David Moore, of the two star Michelin Pied à Terre in central London, cannot recall the precise response he gave when his mobile went off at 8.30 on the morning of Monday 15nov 04 as he was about to start a wine tasting deep in a Burgundy cellar and a member of his kitchen brigade alerted him to the fact that there were currently three fire engines outside his restaurant and a lot of smoke inside. “I was in a daze. Somebody kindly drove me to Dijon and it was a long, lonely train ride home with only a bottle of champagne and a large plate of oysters by the Gare du Nord as consolation, a kind of last supper,” Moore explained.
He arrived back at 6pm to find a loss adjustor handing over his business card to Shane Osborne, his chef and business partner, whose services were immediately requested the following morning when the local District Surveyor slapped a dangerous building order on what remained of their former restaurant (the precise cause is still unclear but faulty wiring in an electrical appliance is suspected). Moore set about notifying his customers and the restaurant guides hoping that he would be back in business in six months but in fact it was ten and a half months before the kitchen cooked its first dinner on 01 oct this year.
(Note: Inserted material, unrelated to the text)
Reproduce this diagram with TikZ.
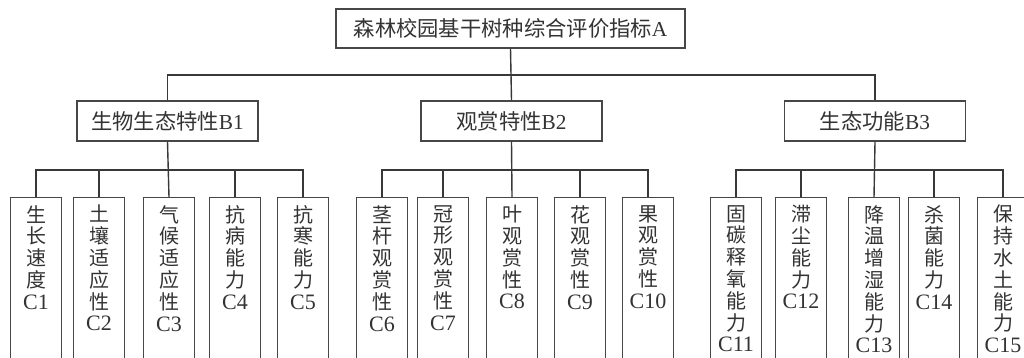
\documentclass[tikz,border=0pt]{standalone}
\usepackage{fontspec}
\setmainfont{Liberation Serif}
\newfontfamily\cjk{Noto Sans CJK SC}
\newcommand{\lat}[1]{\rmfamily\fontsize{22}{21.8}\selectfont #1}
\begin{document}
\begin{tikzpicture}[x=1pt,y=-1pt,
  box/.style={draw=black!72,line width=1.4pt,inner sep=0pt},
  topbox/.style={box,minimum width=349pt,minimum height=39pt},
  midbox/.style={box,minimum width=181pt,minimum height=40pt},
  cbox/.style={box,minimum width=51pt,minimum height=220pt,anchor=north},
  ctext/.style={inner sep=0pt,anchor=north,align=center,text=black!80,
    font=\cjk\fontsize{20}{21.8}\selectfont},
  htext/.style={inner sep=0pt,text=black!80,font=\fontsize{21.3}{22}\selectfont},
  link/.style={draw=black!78,line width=1.4pt}]
\useasboundingbox (0,0) rectangle (1024,358);
\clip (0,0) rectangle (1024,358);
\fill[white] (0,0) rectangle (1024,358);
% top
\node[topbox] (a) at (510.5,28.5) {};
\node[htext] (ta) at (a.center) {{\cjk 森林校园基干树种综合评价指标}A};
% middle
\node[midbox] (b1) at (167.5,121) {};
\node[midbox] (b2) at (511.5,121) {};
\node[midbox] (b3) at (875,121) {};
\node[htext] (tb1) at (b1.center) {{\cjk 生物生态特性}B1};
\node[htext] (tb2) at (b2.center) {{\cjk 观赏特性}B2};
\node[htext] (tb3) at (b3.center) {{\cjk 生态功能}B3};
\coordinate (h0) at (0,75);
\draw[link] (a.south) -- (b2.north);
\draw[link] (b1.north) -- (b1.north |- h0) -- (b3.north |- h0) -- (b3.north);
% leaves
\foreach \n/\x in {1/36,2/99,3/169,4/235,5/303,6/382,7/443,8/512,9/580,10/648,11/736,12/801,13/874,14/934,15/1003}
  \node[cbox] (c\n) at (\x,197) {};
\node[ctext] (t1) at ([yshift=-8pt]c1.north) {生\\长\\速\\度\\\lat{C1}};
\node[ctext] (t2) at ([yshift=-8pt]c2.north) {土\\壤\\适\\应\\性\\\lat{C2}};
\node[ctext] (t3) at ([yshift=-8pt]c3.north) {气\\候\\适\\应\\性\\\lat{C3}};
\node[ctext] (t4) at ([yshift=-8pt]c4.north) {抗\\病\\能\\力\\\lat{C4}};
\node[ctext] (t5) at ([yshift=-8pt]c5.north) {抗\\寒\\能\\力\\\lat{C5}};
\node[ctext] (t6) at ([yshift=-8pt]c6.north) {茎\\杆\\观\\赏\\性\\\lat{C6}};
\node[ctext] (t7) at ([yshift=-8pt]c7.north) {冠\\形\\观\\赏\\性\\\lat{C7}};
\node[ctext] (t8) at ([yshift=-8pt]c8.north) {叶\\观\\赏\\性\\\lat{C8}};
\node[ctext] (t9) at ([yshift=-8pt]c9.north) {花\\观\\赏\\性\\\lat{C9}};
\node[ctext] (t10) at ([yshift=-8pt]c10.north) {果\\观\\赏\\性\\\lat{C10}};
\node[ctext] (t11) at ([yshift=-8pt]c11.north) {固\\碳\\释\\氧\\能\\力\\\lat{C11}};
\node[ctext] (t12) at ([yshift=-8pt]c12.north) {滞\\尘\\能\\力\\\lat{C12}};
\node[ctext] (t13) at ([yshift=-8pt]c13.north) {降\\温\\增\\湿\\能\\力\\\lat{C13}};
\node[ctext] (t14) at ([yshift=-8pt]c14.north) {杀\\菌\\能\\力\\\lat{C14}};
\node[ctext] (t15) at ([yshift=-8pt]c15.north) {保\\持\\水\\土\\能\\力\\\lat{C15}};
\coordinate (h1) at (0,170);
\draw[link] (b1.south) -- (c3.north);
\draw[link] (c1.north) -- (c1.north |- h1) -- (c5.north |- h1) -- (c5.north);
\draw[link] (c2.north) -- (c2.north |- h1);
\draw[link] (c4.north) -- (c4.north |- h1);
\draw[link] (b2.south) -- (c8.north);
\draw[link] (c6.north) -- (c6.north |- h1) -- (c10.north |- h1) -- (c10.north);
\draw[link] (c7.north) -- (c7.north |- h1);
\draw[link] (c9.north) -- (c9.north |- h1);
\draw[link] (b3.south) -- (c13.north);
\draw[link] (c11.north) -- (c11.north |- h1) -- (c15.north |- h1) -- (c15.north);
\draw[link] (c12.north) -- (c12.north |- h1);
\draw[link] (c14.north) -- (c14.north |- h1);
\end{tikzpicture}
\end{document}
“The surveyor’s report was the best thing that could have happened because it meant that the landlord’s insurance paid for the new structure. But although we had full business interruption cover we quickly discovered that we were to be the victims of our own success. 2004 had been our best trading year and between September and October our monthly turnover had gone up from £140,000 to £165,000 but we hadn’t increased the sums insured accordingly. So our insurance company did pay up but only 80p in the pound and we, because we didn’t have sufficient cover, have had to find the rest. Fortunately, I hadn’t spent the last couple of years’ reserves on too many good wines,” Moore added, although their wine list remains one of the capital’s most intriguing.
The fire has proved expensive financially as Moore and Osborne kept 15 of their 30 staff on full pay to ensure that their regular customers return to familiar faces and standards. There have been physical costs too – Moore confesses to a small beer gut as a result of too many meetings with the builders in The Northumberland Arms across the road. But the fire has allowed them to restructure their business. Extra shares have been issued to make Australian- born Osborne an equal partner with Moore; the number of seats has been significantly reduced from 50 to 40 as they seek to distinguish themselves from the growing number of good restaurants nearby; a private room for 12 has been moved to the top floor and linked by a high speed, heated lift to the basement kitchen, and there is more room for the staff.
But talking separately to Moore and Osborne I found there still seemed to be some discrepancy in their specific goals. In his domain, the restaurant, Moore expressed his goal of striving for that elusive third Michelin star while downstairs in his gleaming new £115,000 kitchen Osborne was more circumspect, “I am finding that the older I get, the simpler I want my food to be. What we have done over the closure has been to look at exactly what we can get out of this narrow building on six floors. Now I and the rest of our team have to deliver, to maximise the whole experience for our customers.”
Osborne’s cooking may be simpler but it is certainly far from simple, although he does happily eschew the current craze for foams and mousses. An initial lunch, very good value with two courses from the a la carte menu at £24.50 encompassed several, fanned slices of peppered tuna which took on the outline of the Sydney Opera House and breasts of roast quail with choucroute and a Scotch egg whose centre was a precisely-boiled quail’s egg. Dinner got off to a cracking start with an oxtail and shallot soup and a caramelised veal sweetbread with an almond sauce and this tempo was maintained with an intricate dish of rabbit that incorporated its saddle, kidney and rack and an Anjou pigeon whose breasts had been sautéed while the legs were steamed, all on a lush beetroot purée.
Pied à Terre has always been a bit of a tiny slice of a building, hidden in an increasingly busy street and it is a pleasure to welcome it back in its even more highly polished state although I did leave with a couple of reservations about the unnecessary background music in general and the absence of a fairly light dessert in particular. But as I left the restaurant I got talking to a table of three regular customers, one of whom, a publican from North London, had taken Moore out for what he described as a ‘boozy lunch’ to commiserate with him after the fire. I asked them whether they were pleased with the re-opening and re-design. “Extremely pleased,” was the reply given unanimously but briefly before they turned their attention back to the cheeseboard.
Pied à Terre, 34 Charlotte Street, London W1T 2NH tel 0207636 1178
Closed Saturday lunch and Sunday. Dinner £45 for two courses without wine.